- Aim of the task:
Copy out each line featuring the string "with" from the entries beneath.

- Records for this exercise:
<<<<
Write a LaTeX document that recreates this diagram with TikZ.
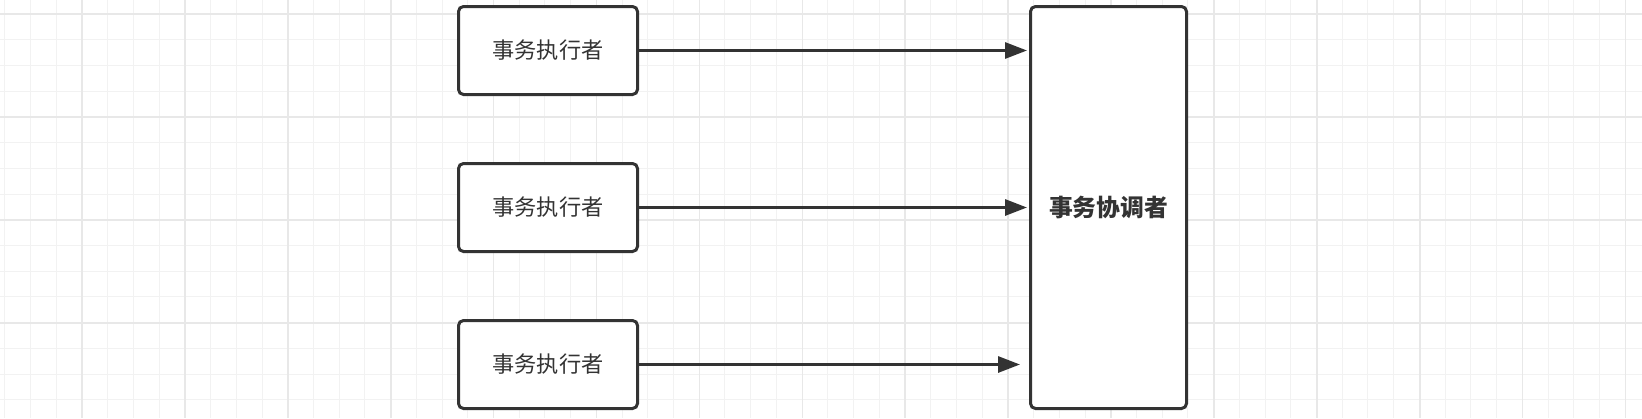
>>>>
<<<<
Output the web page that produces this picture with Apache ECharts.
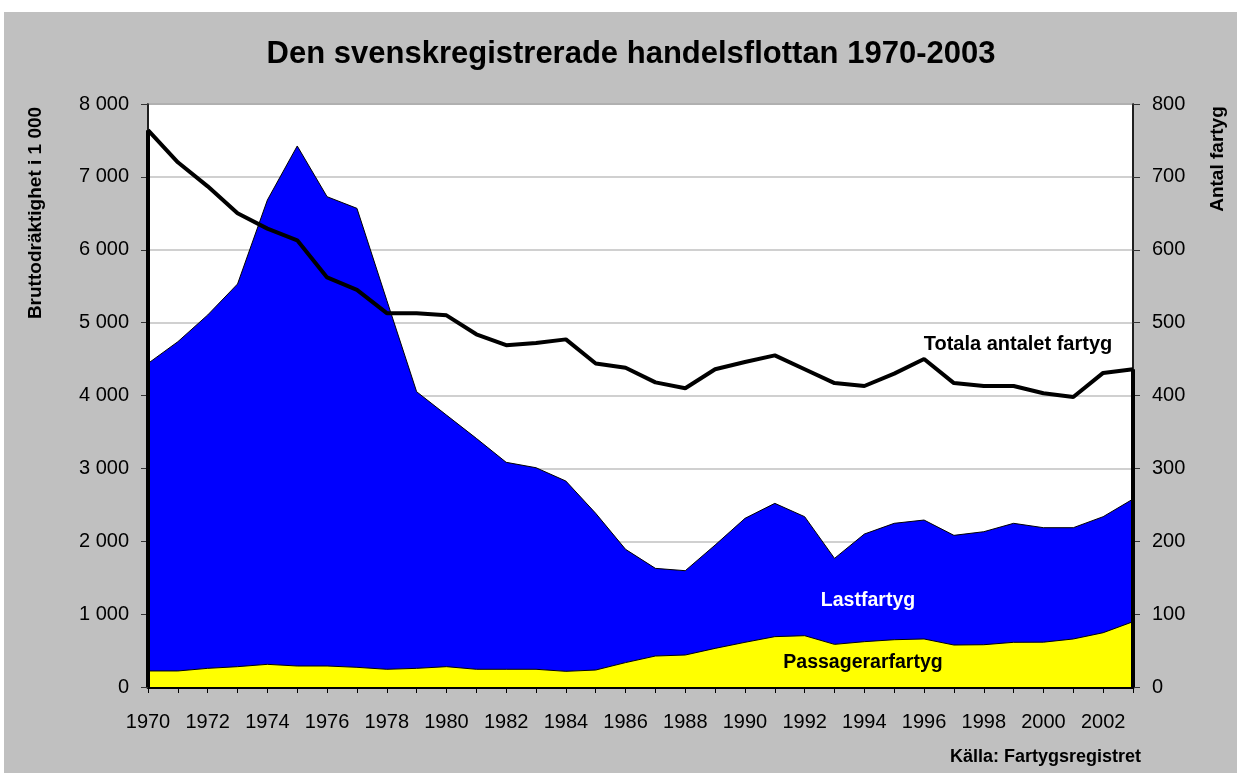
>>>>
<<<<
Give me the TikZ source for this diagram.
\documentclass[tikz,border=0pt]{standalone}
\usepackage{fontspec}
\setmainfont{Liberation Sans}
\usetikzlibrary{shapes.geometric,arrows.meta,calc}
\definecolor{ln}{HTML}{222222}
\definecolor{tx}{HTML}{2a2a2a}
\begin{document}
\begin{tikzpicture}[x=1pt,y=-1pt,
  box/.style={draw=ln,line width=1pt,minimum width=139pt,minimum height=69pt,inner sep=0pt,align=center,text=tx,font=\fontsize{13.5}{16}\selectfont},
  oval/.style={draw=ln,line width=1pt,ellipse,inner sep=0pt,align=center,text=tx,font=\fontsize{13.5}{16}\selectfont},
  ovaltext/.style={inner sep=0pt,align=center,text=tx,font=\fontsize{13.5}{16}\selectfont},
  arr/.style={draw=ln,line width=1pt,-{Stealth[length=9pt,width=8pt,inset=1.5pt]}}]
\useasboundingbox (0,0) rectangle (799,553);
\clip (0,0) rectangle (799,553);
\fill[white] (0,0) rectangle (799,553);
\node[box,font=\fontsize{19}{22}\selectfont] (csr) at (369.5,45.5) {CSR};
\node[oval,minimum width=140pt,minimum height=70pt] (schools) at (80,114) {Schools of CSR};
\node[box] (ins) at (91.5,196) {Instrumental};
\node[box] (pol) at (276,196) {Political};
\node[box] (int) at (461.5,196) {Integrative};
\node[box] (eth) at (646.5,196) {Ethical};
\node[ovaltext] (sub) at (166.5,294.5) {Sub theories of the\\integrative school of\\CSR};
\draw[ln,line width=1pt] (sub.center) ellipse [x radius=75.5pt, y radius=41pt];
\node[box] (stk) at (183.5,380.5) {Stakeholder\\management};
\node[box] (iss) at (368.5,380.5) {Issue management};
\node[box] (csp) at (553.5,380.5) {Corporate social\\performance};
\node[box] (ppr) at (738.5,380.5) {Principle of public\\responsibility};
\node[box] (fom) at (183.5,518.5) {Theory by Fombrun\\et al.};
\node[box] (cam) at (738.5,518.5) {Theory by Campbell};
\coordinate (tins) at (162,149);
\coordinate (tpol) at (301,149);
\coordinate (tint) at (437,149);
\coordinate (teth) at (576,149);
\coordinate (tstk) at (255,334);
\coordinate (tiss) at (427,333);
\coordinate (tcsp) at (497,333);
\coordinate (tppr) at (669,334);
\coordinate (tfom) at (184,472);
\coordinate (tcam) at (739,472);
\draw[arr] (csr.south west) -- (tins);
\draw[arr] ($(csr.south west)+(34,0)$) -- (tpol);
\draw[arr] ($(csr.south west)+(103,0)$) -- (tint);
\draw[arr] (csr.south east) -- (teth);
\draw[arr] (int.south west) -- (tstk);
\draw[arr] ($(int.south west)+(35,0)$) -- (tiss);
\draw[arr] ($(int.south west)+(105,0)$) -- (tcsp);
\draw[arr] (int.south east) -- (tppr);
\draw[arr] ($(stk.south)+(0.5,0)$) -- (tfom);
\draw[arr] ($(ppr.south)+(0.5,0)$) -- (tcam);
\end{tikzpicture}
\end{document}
>>>>
- Reply:
Write a LaTeX document that recreates this diagram with TikZ.
Output the web page that produces this picture with Apache ECharts.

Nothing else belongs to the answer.